Fixed-rate mortgage is a mortgage whose interest rate stays the same for the scheduled life of the loan unless the borrower refinances or otherwise changes the debt.
This is one of the most common mortgage structures because it offers payment predictability. When the rate is fixed, the principal-and-interest portion of the payment stays stable even if market rates move later.
That stability can make budgeting easier for borrowers who want fewer surprises. It also gives a clear benchmark for comparing other loan types, especially adjustable-rate mortgages.
Borrowers encounter fixed-rate mortgages while shopping and comparing options. The choice often comes down to whether the borrower values long-term predictability more than a potentially lower initial rate from a more flexible product.
At closing, the fixed-rate structure is locked into the note. After closing, the loan keeps its original rate unless the borrower refinances, pays it off, or changes the loan through another formal process.
| Loan structure | Main borrower tradeoff |
|---|---|
| Fixed-rate mortgage | More payment-rate stability over time |
| 30-Year Fixed Mortgage | Lower payment than many shorter fixed terms, with longer repayment |
| 20-Year Fixed Mortgage | Middle ground between lower payment and faster payoff |
| 15-Year Fixed Mortgage | Faster payoff, usually with a higher payment |
| 10-Year Fixed Mortgage | Very fast payoff, with the most payment pressure among common fixed terms |
| Adjustable-Rate Mortgage (ARM) | Lower initial structure in some cases, but later rate-reset risk |
| Interest-Only Mortgage | Different payment structure that can reduce early principal paydown |
A buyer chooses a 30-year fixed-rate mortgage because the household wants the same principal-and-interest payment next year and five years from now, even if broader mortgage rates rise in the market.
The clearest contrast is with an Adjustable-Rate Mortgage (ARM). A fixed-rate mortgage keeps the rate stable. An ARM usually starts with a fixed period and then can reset later.

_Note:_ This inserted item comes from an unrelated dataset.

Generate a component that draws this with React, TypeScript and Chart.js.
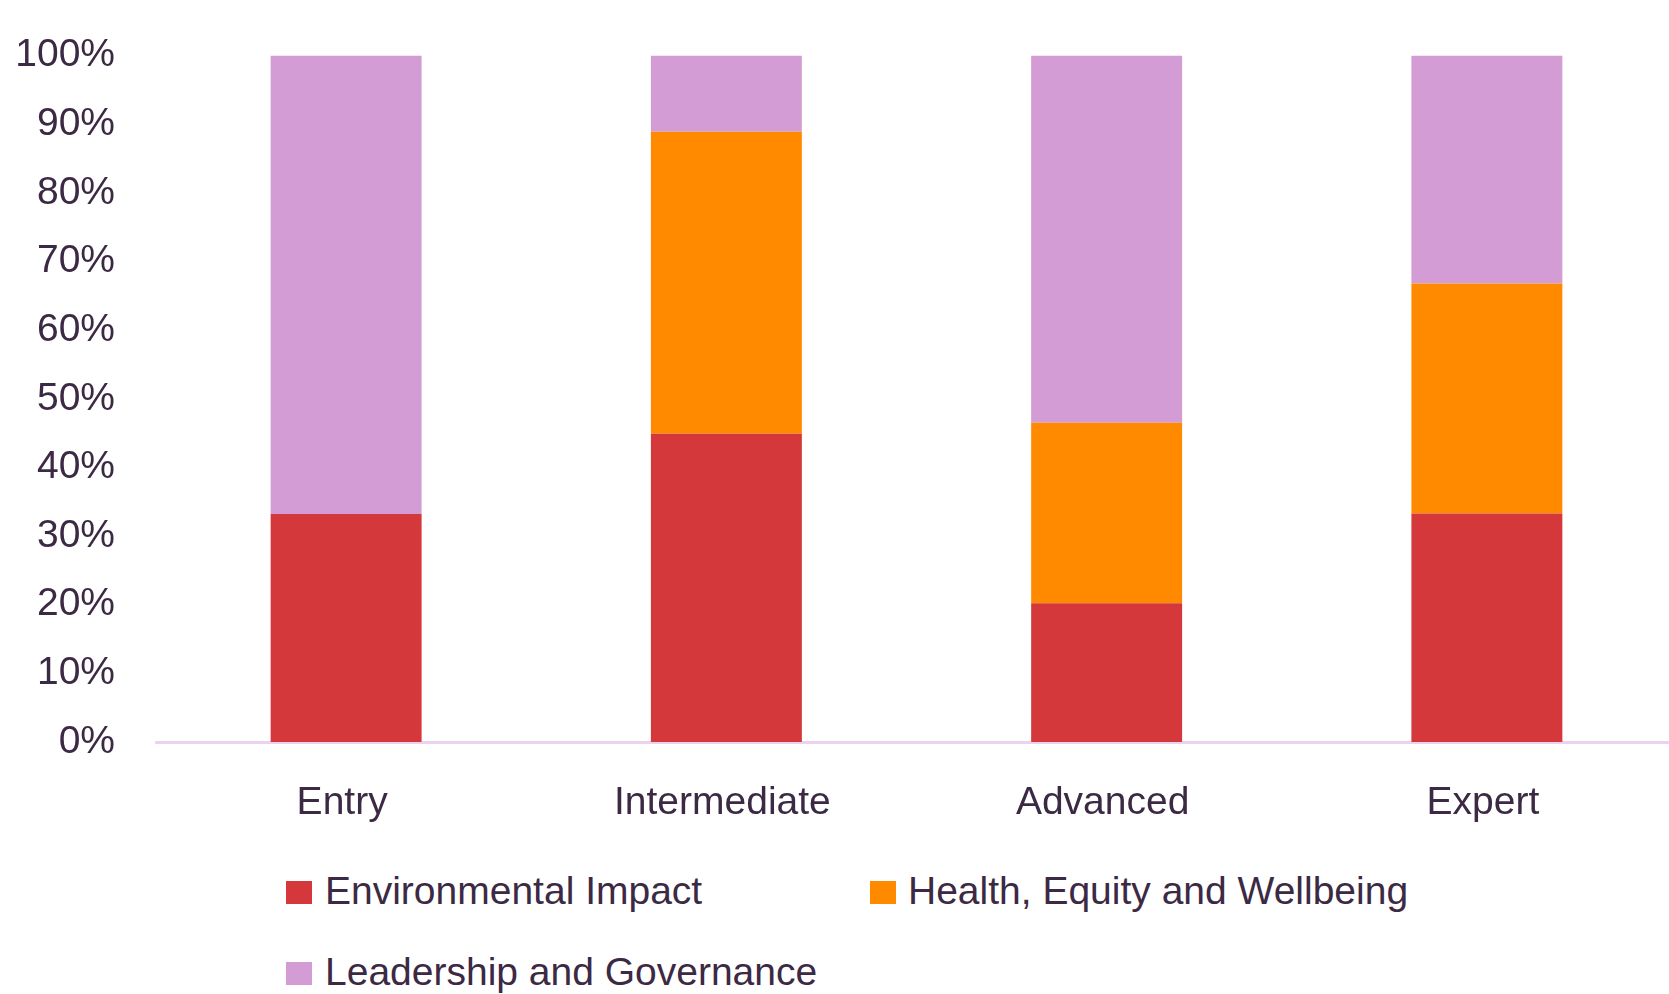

It also differs from an Interest-Only Mortgage. A fixed rate describes rate behavior. Interest-only describes how payments are structured for part of the loan timeline.
It also differs from Note Rate. Note rate is the contractual rate written into the signed loan, while fixed-rate mortgage is the broader loan structure describing how that contractual rate behaves over the life of the loan.
Inside the fixed-rate family, term length still matters. A 30-year fixed loan, 20-year fixed loan, 15-year fixed loan, and 10-year fixed loan can all keep the rate stable, but they create different monthly-payment and payoff-speed tradeoffs.